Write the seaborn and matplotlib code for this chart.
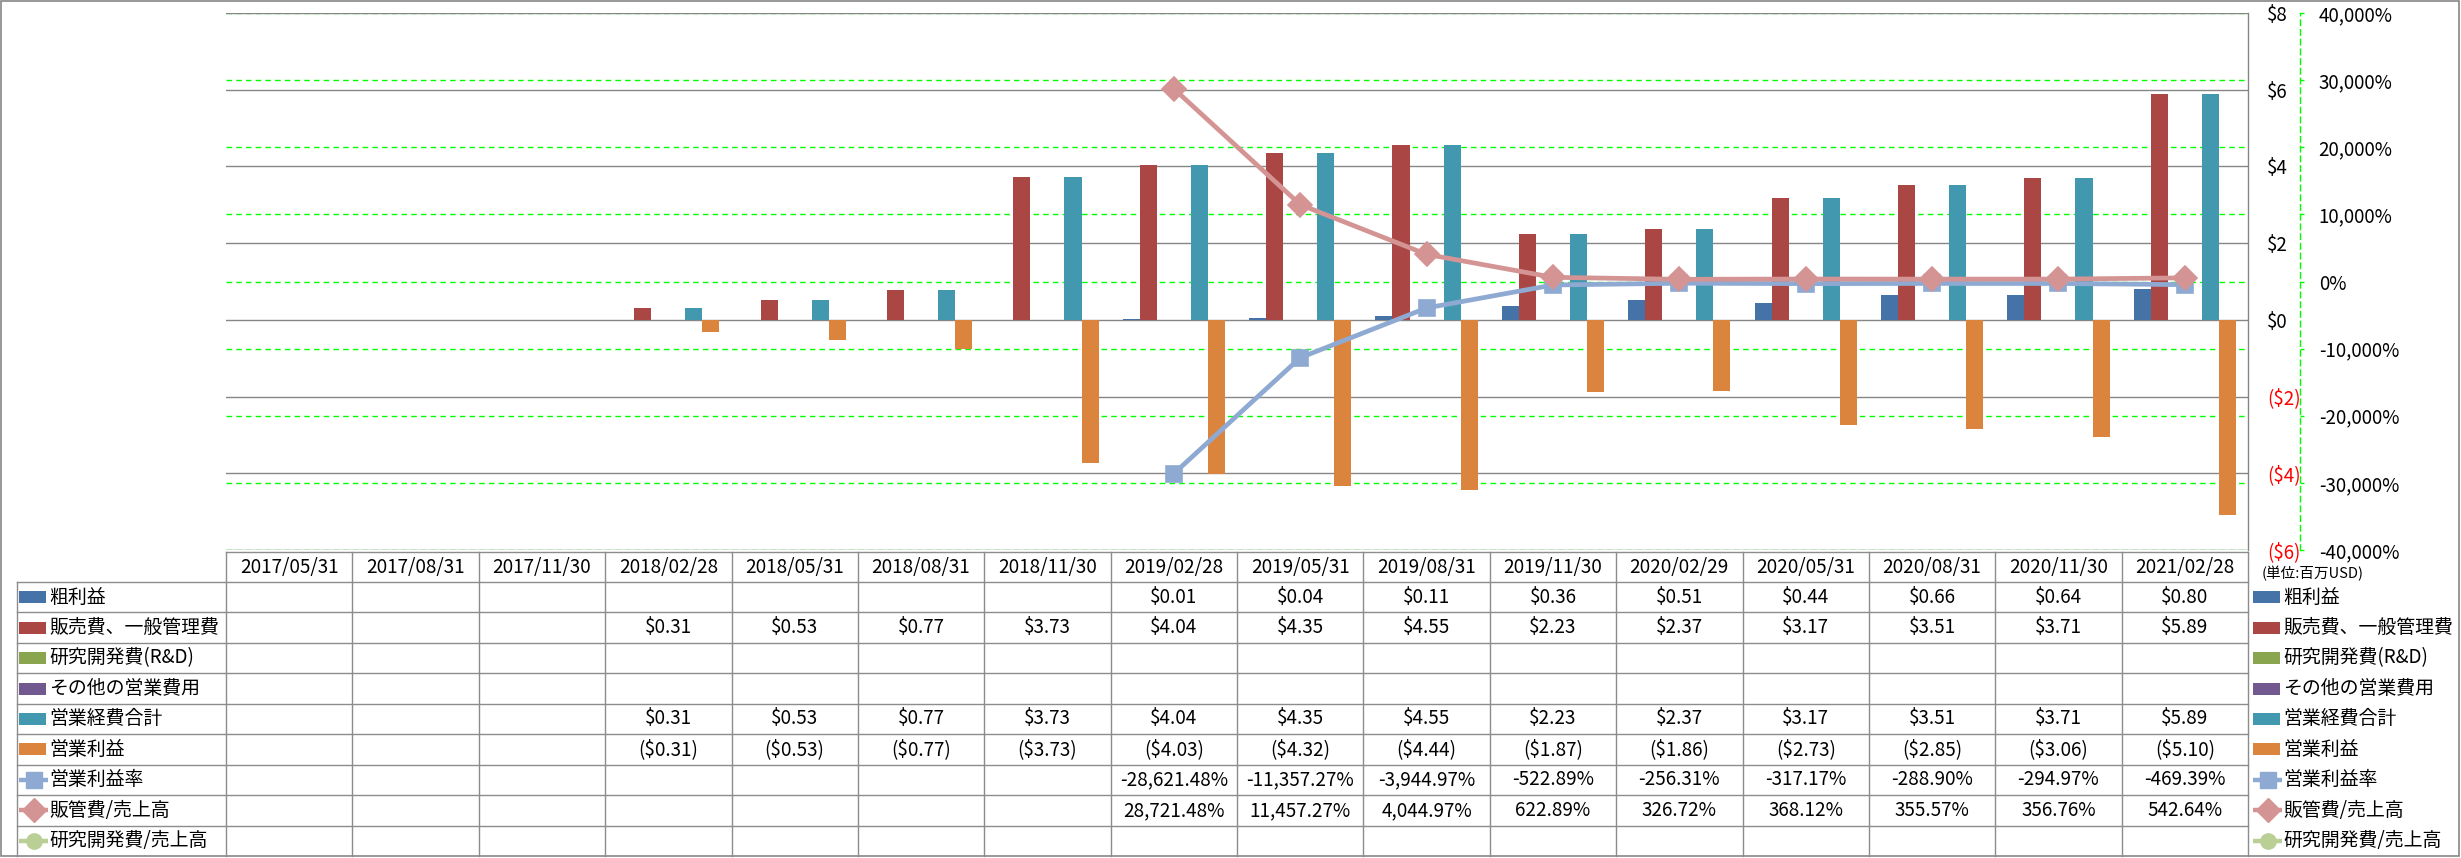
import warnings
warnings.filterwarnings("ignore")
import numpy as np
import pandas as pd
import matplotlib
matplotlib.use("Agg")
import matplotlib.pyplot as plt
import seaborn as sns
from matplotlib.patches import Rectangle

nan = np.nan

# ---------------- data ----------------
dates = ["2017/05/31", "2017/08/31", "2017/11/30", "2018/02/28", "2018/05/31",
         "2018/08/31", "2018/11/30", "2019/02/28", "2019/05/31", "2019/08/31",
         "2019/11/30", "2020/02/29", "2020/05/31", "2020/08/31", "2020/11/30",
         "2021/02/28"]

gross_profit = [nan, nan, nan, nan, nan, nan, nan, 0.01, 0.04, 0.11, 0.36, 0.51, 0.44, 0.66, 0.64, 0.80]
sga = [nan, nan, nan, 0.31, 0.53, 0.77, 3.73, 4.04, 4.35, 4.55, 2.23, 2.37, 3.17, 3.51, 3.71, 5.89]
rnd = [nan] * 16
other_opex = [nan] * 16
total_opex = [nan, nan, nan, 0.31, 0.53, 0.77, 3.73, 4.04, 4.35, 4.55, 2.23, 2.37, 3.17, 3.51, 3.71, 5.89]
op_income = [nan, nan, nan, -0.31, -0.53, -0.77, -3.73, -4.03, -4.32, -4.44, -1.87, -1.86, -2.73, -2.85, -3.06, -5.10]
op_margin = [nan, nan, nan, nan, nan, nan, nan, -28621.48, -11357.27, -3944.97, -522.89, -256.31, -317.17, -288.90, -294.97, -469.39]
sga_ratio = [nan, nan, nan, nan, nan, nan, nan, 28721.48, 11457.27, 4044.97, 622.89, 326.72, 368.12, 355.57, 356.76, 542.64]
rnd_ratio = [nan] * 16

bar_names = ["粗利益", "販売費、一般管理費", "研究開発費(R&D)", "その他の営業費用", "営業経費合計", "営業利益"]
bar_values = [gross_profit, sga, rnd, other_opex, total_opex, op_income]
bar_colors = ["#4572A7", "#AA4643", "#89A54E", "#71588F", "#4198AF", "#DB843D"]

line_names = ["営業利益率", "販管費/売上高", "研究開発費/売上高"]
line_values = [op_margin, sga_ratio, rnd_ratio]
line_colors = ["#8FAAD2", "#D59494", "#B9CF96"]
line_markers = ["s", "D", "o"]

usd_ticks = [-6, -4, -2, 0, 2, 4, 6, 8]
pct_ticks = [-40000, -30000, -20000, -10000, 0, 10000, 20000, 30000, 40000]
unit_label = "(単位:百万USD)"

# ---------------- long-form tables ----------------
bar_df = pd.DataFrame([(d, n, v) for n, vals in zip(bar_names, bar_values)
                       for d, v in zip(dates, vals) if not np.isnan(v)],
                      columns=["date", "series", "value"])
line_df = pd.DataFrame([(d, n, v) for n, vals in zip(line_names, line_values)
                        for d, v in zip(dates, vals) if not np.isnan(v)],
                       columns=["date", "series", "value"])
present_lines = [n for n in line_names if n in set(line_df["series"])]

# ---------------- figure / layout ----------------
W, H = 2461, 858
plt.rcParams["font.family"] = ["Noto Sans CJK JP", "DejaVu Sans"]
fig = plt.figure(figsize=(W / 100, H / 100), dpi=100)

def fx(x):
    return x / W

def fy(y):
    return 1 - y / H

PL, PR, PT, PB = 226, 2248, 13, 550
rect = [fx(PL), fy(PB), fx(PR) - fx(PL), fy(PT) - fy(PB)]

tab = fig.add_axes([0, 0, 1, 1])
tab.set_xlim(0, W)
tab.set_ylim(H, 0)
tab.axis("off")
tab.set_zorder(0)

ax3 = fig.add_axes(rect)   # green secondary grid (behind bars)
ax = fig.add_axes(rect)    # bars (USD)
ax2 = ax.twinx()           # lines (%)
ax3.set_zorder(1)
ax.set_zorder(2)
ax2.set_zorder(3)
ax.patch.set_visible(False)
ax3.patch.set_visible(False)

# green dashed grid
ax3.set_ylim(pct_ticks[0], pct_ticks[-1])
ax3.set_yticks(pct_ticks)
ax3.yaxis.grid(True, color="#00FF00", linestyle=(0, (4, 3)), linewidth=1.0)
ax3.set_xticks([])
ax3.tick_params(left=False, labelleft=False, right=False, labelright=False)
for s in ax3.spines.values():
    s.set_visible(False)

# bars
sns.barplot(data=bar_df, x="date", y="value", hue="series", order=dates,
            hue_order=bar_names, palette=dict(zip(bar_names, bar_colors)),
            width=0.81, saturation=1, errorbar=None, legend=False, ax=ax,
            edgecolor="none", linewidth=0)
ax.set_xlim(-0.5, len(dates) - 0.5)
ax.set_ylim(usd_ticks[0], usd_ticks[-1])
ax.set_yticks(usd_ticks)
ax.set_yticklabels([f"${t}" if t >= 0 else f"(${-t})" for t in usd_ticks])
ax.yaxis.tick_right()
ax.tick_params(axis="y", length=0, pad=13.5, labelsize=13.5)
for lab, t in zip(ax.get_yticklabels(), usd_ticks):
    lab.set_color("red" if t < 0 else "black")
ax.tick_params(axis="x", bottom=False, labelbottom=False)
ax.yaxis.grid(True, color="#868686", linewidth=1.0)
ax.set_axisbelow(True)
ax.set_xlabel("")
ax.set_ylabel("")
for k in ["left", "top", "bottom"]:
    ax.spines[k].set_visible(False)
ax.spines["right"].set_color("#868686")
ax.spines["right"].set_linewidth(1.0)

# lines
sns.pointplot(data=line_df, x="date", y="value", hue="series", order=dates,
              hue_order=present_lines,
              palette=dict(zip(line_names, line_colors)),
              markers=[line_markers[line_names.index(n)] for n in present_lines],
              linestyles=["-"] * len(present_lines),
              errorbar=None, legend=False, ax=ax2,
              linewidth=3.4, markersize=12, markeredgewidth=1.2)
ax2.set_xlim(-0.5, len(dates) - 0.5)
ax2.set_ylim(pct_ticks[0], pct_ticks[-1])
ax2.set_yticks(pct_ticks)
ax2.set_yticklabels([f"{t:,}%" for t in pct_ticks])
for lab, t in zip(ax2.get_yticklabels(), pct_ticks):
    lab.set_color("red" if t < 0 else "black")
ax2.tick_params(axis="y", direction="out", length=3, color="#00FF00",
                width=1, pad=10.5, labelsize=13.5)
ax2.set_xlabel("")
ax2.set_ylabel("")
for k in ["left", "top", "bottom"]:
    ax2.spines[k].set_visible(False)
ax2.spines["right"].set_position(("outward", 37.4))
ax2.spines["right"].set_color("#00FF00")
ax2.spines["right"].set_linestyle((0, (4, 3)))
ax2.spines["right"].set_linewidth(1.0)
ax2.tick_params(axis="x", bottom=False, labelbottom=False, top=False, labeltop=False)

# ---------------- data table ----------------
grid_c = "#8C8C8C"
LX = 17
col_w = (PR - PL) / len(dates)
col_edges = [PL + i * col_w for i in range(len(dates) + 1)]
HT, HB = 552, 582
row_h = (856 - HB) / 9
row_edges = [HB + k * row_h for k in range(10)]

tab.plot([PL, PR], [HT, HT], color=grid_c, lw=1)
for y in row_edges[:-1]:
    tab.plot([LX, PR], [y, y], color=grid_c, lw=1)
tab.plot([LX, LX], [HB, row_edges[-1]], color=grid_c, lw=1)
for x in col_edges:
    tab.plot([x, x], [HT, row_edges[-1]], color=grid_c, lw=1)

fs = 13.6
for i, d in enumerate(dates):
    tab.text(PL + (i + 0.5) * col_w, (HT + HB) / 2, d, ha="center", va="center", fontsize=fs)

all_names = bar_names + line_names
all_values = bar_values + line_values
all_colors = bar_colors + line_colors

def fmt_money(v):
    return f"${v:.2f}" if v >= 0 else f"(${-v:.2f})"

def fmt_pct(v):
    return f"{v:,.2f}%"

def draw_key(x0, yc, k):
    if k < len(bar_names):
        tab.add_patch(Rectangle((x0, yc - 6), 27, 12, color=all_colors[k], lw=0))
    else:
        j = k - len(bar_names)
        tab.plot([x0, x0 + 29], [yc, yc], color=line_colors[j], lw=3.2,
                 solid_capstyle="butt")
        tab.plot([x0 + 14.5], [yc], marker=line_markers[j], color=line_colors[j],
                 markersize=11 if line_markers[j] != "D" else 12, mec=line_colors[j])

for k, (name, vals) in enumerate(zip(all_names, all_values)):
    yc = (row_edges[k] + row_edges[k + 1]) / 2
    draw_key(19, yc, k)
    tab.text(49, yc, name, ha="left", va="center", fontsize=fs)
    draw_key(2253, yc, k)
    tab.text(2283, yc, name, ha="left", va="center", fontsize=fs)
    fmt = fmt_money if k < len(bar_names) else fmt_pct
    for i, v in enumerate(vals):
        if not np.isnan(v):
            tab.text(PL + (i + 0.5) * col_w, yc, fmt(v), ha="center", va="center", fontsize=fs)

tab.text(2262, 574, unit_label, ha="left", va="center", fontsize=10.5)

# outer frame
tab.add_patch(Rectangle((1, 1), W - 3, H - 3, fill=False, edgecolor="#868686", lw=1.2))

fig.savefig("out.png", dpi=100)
# # # #
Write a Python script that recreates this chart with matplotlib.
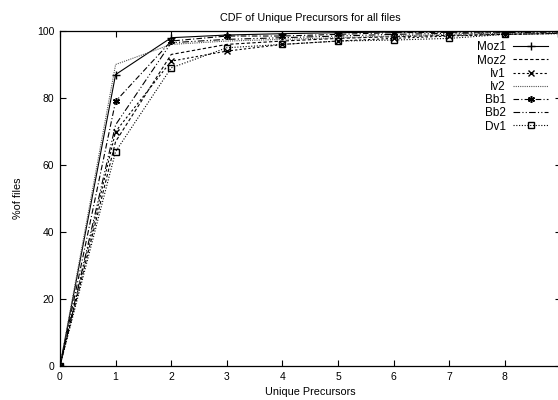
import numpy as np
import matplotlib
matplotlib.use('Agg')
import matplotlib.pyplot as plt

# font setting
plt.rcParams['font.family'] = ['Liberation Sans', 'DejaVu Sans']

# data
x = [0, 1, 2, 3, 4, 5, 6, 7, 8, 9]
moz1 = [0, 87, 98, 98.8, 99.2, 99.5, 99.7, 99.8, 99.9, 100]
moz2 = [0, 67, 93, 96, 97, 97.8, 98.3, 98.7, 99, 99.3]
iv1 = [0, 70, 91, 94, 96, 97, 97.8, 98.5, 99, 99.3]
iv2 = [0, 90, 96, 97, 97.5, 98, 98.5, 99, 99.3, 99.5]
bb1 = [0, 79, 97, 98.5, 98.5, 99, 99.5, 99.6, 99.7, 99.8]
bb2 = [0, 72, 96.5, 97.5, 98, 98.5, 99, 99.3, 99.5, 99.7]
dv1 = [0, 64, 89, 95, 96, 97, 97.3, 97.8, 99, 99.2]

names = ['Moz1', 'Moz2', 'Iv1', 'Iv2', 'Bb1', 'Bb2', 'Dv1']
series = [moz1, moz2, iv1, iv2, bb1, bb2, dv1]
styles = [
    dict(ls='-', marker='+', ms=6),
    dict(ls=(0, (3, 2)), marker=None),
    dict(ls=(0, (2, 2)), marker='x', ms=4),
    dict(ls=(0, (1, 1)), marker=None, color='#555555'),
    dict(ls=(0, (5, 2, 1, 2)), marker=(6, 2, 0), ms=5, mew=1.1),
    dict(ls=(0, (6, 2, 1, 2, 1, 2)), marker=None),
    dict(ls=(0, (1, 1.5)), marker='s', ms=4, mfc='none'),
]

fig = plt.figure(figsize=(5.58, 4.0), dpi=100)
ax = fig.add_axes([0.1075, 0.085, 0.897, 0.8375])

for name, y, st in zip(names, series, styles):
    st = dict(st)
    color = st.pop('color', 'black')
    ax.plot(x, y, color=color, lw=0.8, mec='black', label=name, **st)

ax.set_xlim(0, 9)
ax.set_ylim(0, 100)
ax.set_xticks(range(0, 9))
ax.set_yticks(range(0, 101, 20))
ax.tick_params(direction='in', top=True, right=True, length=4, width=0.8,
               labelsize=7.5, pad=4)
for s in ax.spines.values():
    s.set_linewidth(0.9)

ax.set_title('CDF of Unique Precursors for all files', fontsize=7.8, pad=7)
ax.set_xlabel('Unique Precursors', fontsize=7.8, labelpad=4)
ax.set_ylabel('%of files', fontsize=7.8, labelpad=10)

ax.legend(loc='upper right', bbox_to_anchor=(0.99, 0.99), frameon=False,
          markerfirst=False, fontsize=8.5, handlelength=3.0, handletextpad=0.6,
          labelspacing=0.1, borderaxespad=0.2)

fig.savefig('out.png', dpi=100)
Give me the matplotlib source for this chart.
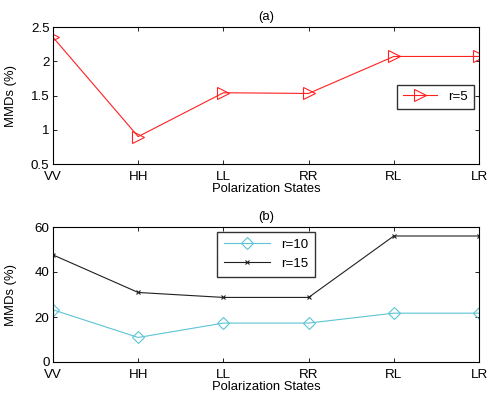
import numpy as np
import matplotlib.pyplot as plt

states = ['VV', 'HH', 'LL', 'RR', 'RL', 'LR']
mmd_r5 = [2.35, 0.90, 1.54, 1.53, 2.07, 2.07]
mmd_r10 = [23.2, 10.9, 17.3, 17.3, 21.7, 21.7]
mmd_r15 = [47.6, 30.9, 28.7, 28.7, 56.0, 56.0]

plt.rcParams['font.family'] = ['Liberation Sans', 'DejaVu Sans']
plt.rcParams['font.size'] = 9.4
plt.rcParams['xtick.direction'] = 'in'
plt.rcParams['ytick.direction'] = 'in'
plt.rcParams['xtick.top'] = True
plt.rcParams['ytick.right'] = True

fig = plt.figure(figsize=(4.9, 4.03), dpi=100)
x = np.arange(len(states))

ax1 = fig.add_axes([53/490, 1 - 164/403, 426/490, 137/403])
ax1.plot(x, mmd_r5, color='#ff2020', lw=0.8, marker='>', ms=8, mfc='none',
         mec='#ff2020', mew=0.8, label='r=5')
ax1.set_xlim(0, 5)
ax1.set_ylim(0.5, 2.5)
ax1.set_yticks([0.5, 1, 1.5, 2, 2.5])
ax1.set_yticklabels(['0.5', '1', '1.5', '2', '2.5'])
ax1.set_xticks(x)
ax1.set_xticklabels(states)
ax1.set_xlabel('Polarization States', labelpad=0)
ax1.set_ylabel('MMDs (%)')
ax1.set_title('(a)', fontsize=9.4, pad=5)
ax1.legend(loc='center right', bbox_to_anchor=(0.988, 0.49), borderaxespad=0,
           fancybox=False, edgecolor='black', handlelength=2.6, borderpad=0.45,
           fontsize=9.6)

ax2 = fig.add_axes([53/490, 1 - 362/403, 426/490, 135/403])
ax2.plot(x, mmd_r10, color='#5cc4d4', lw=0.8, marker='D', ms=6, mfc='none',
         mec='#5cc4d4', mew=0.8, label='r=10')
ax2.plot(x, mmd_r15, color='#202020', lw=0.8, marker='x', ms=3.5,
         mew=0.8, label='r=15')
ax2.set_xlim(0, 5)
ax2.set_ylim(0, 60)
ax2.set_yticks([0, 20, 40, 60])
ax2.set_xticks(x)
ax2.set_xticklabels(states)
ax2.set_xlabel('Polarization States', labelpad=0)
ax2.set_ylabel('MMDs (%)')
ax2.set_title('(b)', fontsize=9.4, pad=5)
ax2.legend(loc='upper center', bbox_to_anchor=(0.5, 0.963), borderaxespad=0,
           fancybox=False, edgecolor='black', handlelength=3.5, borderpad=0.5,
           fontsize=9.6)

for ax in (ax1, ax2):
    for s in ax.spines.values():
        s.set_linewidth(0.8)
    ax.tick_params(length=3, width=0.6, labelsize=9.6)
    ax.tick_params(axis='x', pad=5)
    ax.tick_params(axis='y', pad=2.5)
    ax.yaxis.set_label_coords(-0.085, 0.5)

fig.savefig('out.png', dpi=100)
# # # #
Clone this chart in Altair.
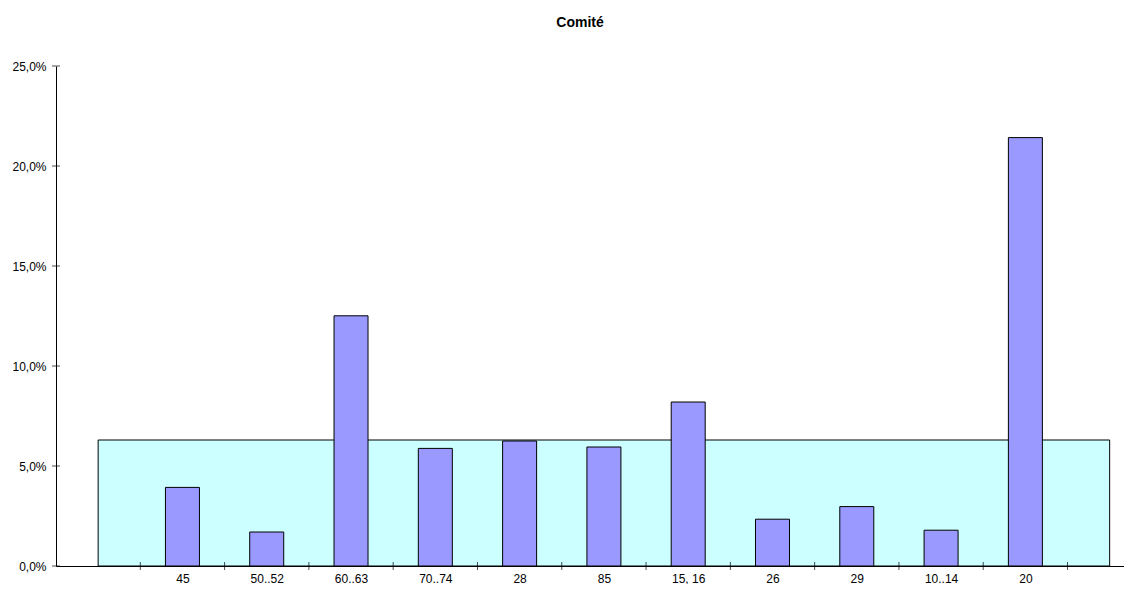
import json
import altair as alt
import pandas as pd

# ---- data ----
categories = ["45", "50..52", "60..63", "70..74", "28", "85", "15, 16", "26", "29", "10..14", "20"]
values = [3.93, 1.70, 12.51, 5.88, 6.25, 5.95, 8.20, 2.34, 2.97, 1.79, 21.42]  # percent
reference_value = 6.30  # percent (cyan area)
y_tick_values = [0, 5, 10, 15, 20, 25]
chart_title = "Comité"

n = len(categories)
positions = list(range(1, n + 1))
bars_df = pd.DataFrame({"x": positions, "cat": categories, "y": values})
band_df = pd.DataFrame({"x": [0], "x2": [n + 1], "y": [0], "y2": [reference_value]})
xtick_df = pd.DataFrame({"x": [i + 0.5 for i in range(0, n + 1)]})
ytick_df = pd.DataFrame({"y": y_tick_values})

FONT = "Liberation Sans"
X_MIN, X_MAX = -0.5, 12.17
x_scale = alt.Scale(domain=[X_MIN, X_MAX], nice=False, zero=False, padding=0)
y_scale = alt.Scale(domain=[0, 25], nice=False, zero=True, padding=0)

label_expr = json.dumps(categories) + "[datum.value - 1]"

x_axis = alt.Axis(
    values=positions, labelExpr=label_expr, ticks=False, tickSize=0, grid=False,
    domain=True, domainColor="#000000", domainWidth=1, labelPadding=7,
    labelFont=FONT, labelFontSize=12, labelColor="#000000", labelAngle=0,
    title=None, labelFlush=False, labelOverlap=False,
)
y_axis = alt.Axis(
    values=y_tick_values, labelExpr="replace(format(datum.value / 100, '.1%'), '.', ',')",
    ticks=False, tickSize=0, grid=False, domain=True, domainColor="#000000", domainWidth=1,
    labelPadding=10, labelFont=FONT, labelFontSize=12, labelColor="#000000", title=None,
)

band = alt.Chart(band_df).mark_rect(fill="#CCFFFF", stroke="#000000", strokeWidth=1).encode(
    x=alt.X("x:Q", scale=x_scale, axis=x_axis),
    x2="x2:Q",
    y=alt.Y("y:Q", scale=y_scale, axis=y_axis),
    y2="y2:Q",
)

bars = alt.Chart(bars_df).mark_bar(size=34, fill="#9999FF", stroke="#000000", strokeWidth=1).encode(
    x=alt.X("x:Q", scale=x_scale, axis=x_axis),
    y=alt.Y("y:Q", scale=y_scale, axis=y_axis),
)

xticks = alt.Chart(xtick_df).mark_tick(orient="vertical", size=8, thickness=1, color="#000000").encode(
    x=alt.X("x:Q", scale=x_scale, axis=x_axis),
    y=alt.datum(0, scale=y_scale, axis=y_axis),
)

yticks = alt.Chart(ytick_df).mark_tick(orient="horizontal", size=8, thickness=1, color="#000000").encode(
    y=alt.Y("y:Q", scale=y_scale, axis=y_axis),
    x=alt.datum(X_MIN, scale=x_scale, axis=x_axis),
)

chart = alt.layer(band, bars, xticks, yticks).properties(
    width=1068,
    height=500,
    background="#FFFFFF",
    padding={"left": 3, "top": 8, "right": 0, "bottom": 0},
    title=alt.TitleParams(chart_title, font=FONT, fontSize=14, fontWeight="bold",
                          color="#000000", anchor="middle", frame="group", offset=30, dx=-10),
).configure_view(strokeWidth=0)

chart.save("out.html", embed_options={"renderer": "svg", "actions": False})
# # # #
Quote word for word only the lines above from the one containing "Write a Python" through the one containing "97.8, 99, 99.2]". Pictures stay out of your copy.

Final result:
Write a Python script that recreates this chart with matplotlib.
import numpy as np
import matplotlib
matplotlib.use('Agg')
import matplotlib.pyplot as plt

# font setting
plt.rcParams['font.family'] = ['Liberation Sans', 'DejaVu Sans']

# data
x = [0, 1, 2, 3, 4, 5, 6, 7, 8, 9]
moz1 = [0, 87, 98, 98.8, 99.2, 99.5, 99.7, 99.8, 99.9, 100]
moz2 = [0, 67, 93, 96, 97, 97.8, 98.3, 98.7, 99, 99.3]
iv1 = [0, 70, 91, 94, 96, 97, 97.8, 98.5, 99, 99.3]
iv2 = [0, 90, 96, 97, 97.5, 98, 98.5, 99, 99.3, 99.5]
bb1 = [0, 79, 97, 98.5, 98.5, 99, 99.5, 99.6, 99.7, 99.8]
bb2 = [0, 72, 96.5, 97.5, 98, 98.5, 99, 99.3, 99.5, 99.7]
dv1 = [0, 64, 89, 95, 96, 97, 97.3, 97.8, 99, 99.2]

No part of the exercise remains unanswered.